Print the data that follows exactly.

**Stored data**:

* * *

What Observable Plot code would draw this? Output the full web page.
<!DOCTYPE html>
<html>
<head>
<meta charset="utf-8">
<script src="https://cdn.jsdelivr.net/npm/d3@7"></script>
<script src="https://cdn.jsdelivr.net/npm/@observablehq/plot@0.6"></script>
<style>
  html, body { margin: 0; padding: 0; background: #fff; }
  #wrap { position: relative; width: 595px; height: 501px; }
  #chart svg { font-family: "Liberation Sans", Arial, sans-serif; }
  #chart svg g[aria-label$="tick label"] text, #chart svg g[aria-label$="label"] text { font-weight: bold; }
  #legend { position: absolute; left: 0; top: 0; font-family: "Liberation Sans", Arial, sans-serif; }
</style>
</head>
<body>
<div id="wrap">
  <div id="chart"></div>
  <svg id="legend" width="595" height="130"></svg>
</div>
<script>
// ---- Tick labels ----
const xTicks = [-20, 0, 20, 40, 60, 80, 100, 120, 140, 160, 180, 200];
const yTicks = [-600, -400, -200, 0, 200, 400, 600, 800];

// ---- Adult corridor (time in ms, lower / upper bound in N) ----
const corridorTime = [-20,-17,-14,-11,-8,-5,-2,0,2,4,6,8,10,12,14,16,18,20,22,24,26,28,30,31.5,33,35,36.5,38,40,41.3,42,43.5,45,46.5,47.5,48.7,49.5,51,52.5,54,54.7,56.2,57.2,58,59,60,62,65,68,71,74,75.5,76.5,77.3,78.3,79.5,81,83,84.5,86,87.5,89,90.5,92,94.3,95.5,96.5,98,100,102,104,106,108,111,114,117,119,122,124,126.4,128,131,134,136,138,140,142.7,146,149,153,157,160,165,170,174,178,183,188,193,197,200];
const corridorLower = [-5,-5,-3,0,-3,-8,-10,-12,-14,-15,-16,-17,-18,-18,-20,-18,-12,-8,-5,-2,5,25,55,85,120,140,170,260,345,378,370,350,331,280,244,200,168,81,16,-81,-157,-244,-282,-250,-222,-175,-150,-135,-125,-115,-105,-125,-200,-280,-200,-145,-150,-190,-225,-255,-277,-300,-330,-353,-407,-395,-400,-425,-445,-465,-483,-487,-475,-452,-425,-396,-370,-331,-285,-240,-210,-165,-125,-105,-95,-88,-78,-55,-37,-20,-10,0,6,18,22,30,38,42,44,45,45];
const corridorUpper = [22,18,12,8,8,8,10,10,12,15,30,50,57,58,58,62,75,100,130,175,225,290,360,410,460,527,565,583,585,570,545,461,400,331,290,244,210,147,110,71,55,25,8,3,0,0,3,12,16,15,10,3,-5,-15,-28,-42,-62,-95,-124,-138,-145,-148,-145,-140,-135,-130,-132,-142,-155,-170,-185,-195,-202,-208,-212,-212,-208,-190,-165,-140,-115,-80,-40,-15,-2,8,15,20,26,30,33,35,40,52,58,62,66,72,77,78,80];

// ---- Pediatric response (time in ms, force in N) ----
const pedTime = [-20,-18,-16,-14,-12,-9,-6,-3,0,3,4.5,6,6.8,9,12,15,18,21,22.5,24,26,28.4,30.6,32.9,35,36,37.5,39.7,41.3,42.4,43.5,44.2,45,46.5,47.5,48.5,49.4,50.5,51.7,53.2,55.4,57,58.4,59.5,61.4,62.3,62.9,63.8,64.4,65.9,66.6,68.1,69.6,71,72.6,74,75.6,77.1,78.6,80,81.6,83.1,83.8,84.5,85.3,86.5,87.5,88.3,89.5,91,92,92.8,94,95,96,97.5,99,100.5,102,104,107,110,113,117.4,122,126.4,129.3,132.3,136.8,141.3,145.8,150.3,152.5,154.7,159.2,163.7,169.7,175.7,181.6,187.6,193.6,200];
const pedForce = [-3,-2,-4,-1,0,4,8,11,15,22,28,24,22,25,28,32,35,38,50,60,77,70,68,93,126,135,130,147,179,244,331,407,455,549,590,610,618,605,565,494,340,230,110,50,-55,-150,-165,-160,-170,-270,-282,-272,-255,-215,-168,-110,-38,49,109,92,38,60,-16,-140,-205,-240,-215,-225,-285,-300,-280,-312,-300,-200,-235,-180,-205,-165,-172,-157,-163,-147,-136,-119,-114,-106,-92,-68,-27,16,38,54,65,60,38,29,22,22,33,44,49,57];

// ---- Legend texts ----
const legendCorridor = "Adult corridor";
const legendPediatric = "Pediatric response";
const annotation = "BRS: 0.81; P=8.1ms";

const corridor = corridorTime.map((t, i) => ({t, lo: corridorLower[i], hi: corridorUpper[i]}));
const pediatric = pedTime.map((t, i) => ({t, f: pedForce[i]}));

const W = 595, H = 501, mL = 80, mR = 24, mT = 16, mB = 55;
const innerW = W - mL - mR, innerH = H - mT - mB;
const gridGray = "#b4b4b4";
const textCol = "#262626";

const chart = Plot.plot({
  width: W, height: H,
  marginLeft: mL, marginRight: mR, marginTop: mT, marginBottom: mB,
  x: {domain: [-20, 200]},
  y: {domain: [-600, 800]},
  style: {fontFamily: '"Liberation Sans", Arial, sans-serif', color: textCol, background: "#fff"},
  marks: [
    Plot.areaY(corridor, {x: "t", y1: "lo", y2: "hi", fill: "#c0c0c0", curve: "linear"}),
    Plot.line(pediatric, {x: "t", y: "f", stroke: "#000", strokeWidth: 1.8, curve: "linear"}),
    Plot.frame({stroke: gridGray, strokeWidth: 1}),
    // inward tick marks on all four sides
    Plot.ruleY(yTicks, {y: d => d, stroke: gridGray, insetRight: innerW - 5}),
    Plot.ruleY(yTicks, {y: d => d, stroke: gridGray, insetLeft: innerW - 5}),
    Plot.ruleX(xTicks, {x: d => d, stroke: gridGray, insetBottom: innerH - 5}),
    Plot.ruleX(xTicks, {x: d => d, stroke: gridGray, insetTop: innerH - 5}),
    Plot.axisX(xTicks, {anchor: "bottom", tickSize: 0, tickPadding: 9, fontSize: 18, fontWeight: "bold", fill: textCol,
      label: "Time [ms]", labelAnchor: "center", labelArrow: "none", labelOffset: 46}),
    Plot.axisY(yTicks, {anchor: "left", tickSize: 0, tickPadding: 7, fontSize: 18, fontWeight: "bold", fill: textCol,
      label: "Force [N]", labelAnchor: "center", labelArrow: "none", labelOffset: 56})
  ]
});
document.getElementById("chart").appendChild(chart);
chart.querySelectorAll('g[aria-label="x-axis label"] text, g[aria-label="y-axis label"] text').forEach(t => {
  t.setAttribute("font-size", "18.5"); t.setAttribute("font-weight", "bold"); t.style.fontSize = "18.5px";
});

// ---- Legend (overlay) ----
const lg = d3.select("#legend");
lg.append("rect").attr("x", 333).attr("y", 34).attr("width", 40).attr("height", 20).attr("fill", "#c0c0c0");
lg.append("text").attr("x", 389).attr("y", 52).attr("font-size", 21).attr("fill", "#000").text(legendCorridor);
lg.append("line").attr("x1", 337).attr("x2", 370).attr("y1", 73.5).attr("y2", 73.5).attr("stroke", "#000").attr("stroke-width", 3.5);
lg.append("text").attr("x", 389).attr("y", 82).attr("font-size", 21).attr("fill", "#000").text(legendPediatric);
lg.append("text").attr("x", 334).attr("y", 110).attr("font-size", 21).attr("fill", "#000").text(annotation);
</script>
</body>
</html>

* * *

**Solved problem**:
What Observable Plot code would draw this? Output the full web page.
<!DOCTYPE html>
<html>
<head>
<meta charset="utf-8">
<script src="https://cdn.jsdelivr.net/npm/d3@7"></script>
<script src="https://cdn.jsdelivr.net/npm/@observablehq/plot@0.6"></script>
<style>
  html, body { margin: 0; padding: 0; background: #fff; }
  #wrap { position: relative; width: 595px; height: 501px; }
  #chart svg { font-family: "Liberation Sans", Arial, sans-serif; }
  #chart svg g[aria-label$="tick label"] text, #chart svg g[aria-label$="label"] text { font-weight: bold; }
  #legend { position: absolute; left: 0; top: 0; font-family: "Liberation Sans", Arial, sans-serif; }
</style>
</head>
<body>
<div id="wrap">
  <div id="chart"></div>
  <svg id="legend" width="595" height="130"></svg>
</div>
<script>
// ---- Tick labels ----
const xTicks = [-20, 0, 20, 40, 60, 80, 100, 120, 140, 160, 180, 200];
const yTicks = [-600, -400, -200, 0, 200, 400, 600, 800];

// ---- Adult corridor (time in ms, lower / upper bound in N) ----
const corridorTime = [-20,-17,-14,-11,-8,-5,-2,0,2,4,6,8,10,12,14,16,18,20,22,24,26,28,30,31.5,33,35,36.5,38,40,41.3,42,43.5,45,46.5,47.5,48.7,49.5,51,52.5,54,54.7,56.2,57.2,58,59,60,62,65,68,71,74,75.5,76.5,77.3,78.3,79.5,81,83,84.5,86,87.5,89,90.5,92,94.3,95.5,96.5,98,100,102,104,106,108,111,114,117,119,122,124,126.4,128,131,134,136,138,140,142.7,146,149,153,157,160,165,170,174,178,183,188,193,197,200];
const corridorLower = [-5,-5,-3,0,-3,-8,-10,-12,-14,-15,-16,-17,-18,-18,-20,-18,-12,-8,-5,-2,5,25,55,85,120,140,170,260,345,378,370,350,331,280,244,200,168,81,16,-81,-157,-244,-282,-250,-222,-175,-150,-135,-125,-115,-105,-125,-200,-280,-200,-145,-150,-190,-225,-255,-277,-300,-330,-353,-407,-395,-400,-425,-445,-465,-483,-487,-475,-452,-425,-396,-370,-331,-285,-240,-210,-165,-125,-105,-95,-88,-78,-55,-37,-20,-10,0,6,18,22,30,38,42,44,45,45];
const corridorUpper = [22,18,12,8,8,8,10,10,12,15,30,50,57,58,58,62,75,100,130,175,225,290,360,410,460,527,565,583,585,570,545,461,400,331,290,244,210,147,110,71,55,25,8,3,0,0,3,12,16,15,10,3,-5,-15,-28,-42,-62,-95,-124,-138,-145,-148,-145,-140,-135,-130,-132,-142,-155,-170,-185,-195,-202,-208,-212,-212,-208,-190,-165,-140,-115,-80,-40,-15,-2,8,15,20,26,30,33,35,40,52,58,62,66,72,77,78,80];

// ---- Pediatric response (time in ms, force in N) ----
const pedTime = [-20,-18,-16,-14,-12,-9,-6,-3,0,3,4.5,6,6.8,9,12,15,18,21,22.5,24,26,28.4,30.6,32.9,35,36,37.5,39.7,41.3,42.4,43.5,44.2,45,46.5,47.5,48.5,49.4,50.5,51.7,53.2,55.4,57,58.4,59.5,61.4,62.3,62.9,63.8,64.4,65.9,66.6,68.1,69.6,71,72.6,74,75.6,77.1,78.6,80,81.6,83.1,83.8,84.5,85.3,86.5,87.5,88.3,89.5,91,92,92.8,94,95,96,97.5,99,100.5,102,104,107,110,113,117.4,122,126.4,129.3,132.3,136.8,141.3,145.8,150.3,152.5,154.7,159.2,163.7,169.7,175.7,181.6,187.6,193.6,200];
const pedForce = [-3,-2,-4,-1,0,4,8,11,15,22,28,24,22,25,28,32,35,38,50,60,77,70,68,93,126,135,130,147,179,244,331,407,455,549,590,610,618,605,565,494,340,230,110,50,-55,-150,-165,-160,-170,-270,-282,-272,-255,-215,-168,-110,-38,49,109,92,38,60,-16,-140,-205,-240,-215,-225,-285,-300,-280,-312,-300,-200,-235,-180,-205,-165,-172,-157,-163,-147,-136,-119,-114,-106,-92,-68,-27,16,38,54,65,60,38,29,22,22,33,44,49,57];

// ---- Legend texts ----
const legendCorridor = "Adult corridor";
const legendPediatric = "Pediatric response";
const annotation = "BRS: 0.81; P=8.1ms";

const corridor = corridorTime.map((t, i) => ({t, lo: corridorLower[i], hi: corridorUpper[i]}));
const pediatric = pedTime.map((t, i) => ({t, f: pedForce[i]}));

const W = 595, H = 501, mL = 80, mR = 24, mT = 16, mB = 55;
const innerW = W - mL - mR, innerH = H - mT - mB;
const gridGray = "#b4b4b4";
const textCol = "#262626";

const chart = Plot.plot({
  width: W, height: H,
  marginLeft: mL, marginRight: mR, marginTop: mT, marginBottom: mB,
  x: {domain: [-20, 200]},
  y: {domain: [-600, 800]},
  style: {fontFamily: '"Liberation Sans", Arial, sans-serif', color: textCol, background: "#fff"},
  marks: [
    Plot.areaY(corridor, {x: "t", y1: "lo", y2: "hi", fill: "#c0c0c0", curve: "linear"}),
    Plot.line(pediatric, {x: "t", y: "f", stroke: "#000", strokeWidth: 1.8, curve: "linear"}),
    Plot.frame({stroke: gridGray, strokeWidth: 1}),
    // inward tick marks on all four sides
    Plot.ruleY(yTicks, {y: d => d, stroke: gridGray, insetRight: innerW - 5}),
    Plot.ruleY(yTicks, {y: d => d, stroke: gridGray, insetLeft: innerW - 5}),
    Plot.ruleX(xTicks, {x: d => d, stroke: gridGray, insetBottom: innerH - 5}),
    Plot.ruleX(xTicks, {x: d => d, stroke: gridGray, insetTop: innerH - 5}),
    Plot.axisX(xTicks, {anchor: "bottom", tickSize: 0, tickPadding: 9, fontSize: 18, fontWeight: "bold", fill: textCol,
      label: "Time [ms]", labelAnchor: "center", labelArrow: "none", labelOffset: 46}),
    Plot.axisY(yTicks, {anchor: "left", tickSize: 0, tickPadding: 7, fontSize: 18, fontWeight: "bold", fill: textCol,
      label: "Force [N]", labelAnchor: "center", labelArrow: "none", labelOffset: 56})
  ]
});
document.getElementById("chart").appendChild(chart);
chart.querySelectorAll('g[aria-label="x-axis label"] text, g[aria-label="y-axis label"] text').forEach(t => {
  t.setAttribute("font-size", "18.5"); t.setAttribute("font-weight", "bold"); t.style.fontSize = "18.5px";
});

// ---- Legend (overlay) ----
const lg = d3.select("#legend");
lg.append("rect").attr("x", 333).attr("y", 34).attr("width", 40).attr("height", 20).attr("fill", "#c0c0c0");
lg.append("text").attr("x", 389).attr("y", 52).attr("font-size", 21).attr("fill", "#000").text(legendCorridor);
lg.append("line").attr("x1", 337).attr("x2", 370).attr("y1", 73.5).attr("y2", 73.5).attr("stroke", "#000").attr("stroke-width", 3.5);
lg.append("text").attr("x", 389).attr("y", 82).attr("font-size", 21).attr("fill", "#000").text(legendPediatric);
lg.append("text").attr("x", 334).attr("y", 110).attr("font-size", 21).attr("fill", "#000").text(annotation);
</script>
</body>
</html>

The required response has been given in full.